-- start --
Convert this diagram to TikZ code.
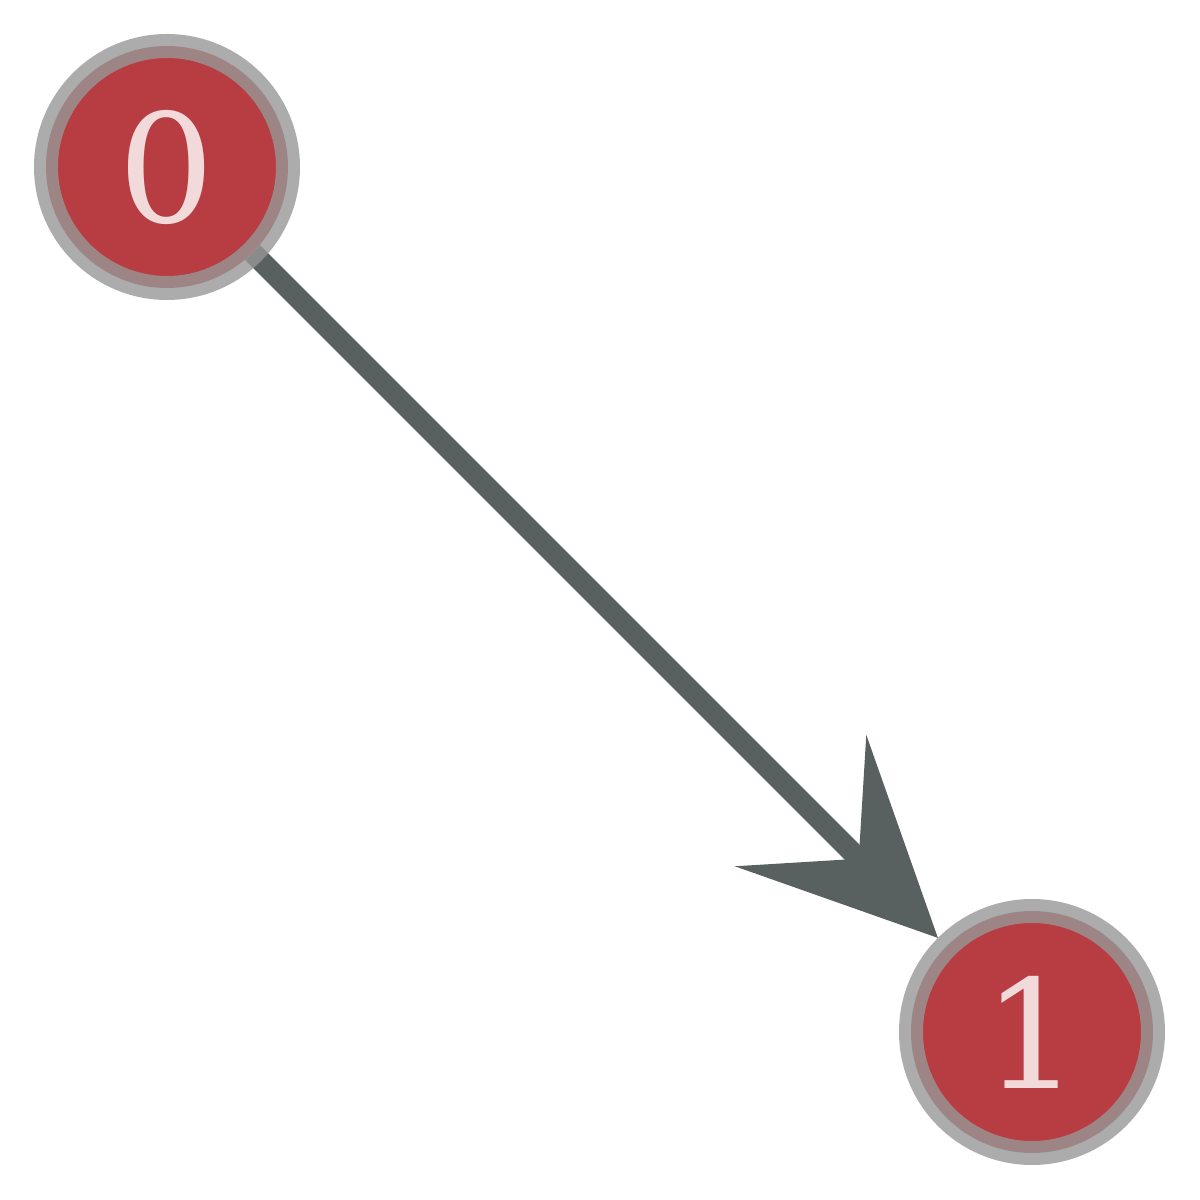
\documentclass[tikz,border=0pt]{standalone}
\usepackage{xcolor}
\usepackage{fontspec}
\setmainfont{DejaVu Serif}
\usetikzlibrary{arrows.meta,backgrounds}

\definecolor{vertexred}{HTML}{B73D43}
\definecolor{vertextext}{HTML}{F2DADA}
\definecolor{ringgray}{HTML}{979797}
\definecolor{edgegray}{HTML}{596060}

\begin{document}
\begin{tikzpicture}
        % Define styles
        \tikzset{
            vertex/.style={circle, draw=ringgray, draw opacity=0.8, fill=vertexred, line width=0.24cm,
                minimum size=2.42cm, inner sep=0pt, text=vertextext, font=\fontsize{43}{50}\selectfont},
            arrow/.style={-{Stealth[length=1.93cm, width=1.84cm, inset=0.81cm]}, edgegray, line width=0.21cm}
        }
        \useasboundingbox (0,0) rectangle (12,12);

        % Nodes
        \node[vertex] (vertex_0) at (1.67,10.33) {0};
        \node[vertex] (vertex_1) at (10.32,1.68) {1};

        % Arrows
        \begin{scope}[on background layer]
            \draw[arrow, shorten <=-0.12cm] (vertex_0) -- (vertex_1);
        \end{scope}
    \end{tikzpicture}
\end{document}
-- end --
Transcribe the listing above verbatim. Omit the pictures.

Convert this diagram to TikZ code.
\documentclass[tikz,border=0pt]{standalone}
\usepackage{xcolor}
\usepackage{fontspec}
\setmainfont{DejaVu Serif}
\usetikzlibrary{arrows.meta,backgrounds}

\definecolor{vertexred}{HTML}{B73D43}
\definecolor{vertextext}{HTML}{F2DADA}
\definecolor{ringgray}{HTML}{979797}
\definecolor{edgegray}{HTML}{596060}

\begin{document}
\begin{tikzpicture}
        % Define styles
        \tikzset{
            vertex/.style={circle, draw=ringgray, draw opacity=0.8, fill=vertexred, line width=0.24cm,
                minimum size=2.42cm, inner sep=0pt, text=vertextext, font=\fontsize{43}{50}\selectfont},
            arrow/.style={-{Stealth[length=1.93cm, width=1.84cm, inset=0.81cm]}, edgegray, line width=0.21cm}
        }
        \useasboundingbox (0,0) rectangle (12,12);

        % Nodes
        \node[vertex] (vertex_0) at (1.67,10.33) {0};
        \node[vertex] (vertex_1) at (10.32,1.68) {1};

        % Arrows
        \begin{scope}[on background layer]
            \draw[arrow, shorten <=-0.12cm] (vertex_0) -- (vertex_1);
        \end{scope}
    \end{tikzpicture}
\end{document}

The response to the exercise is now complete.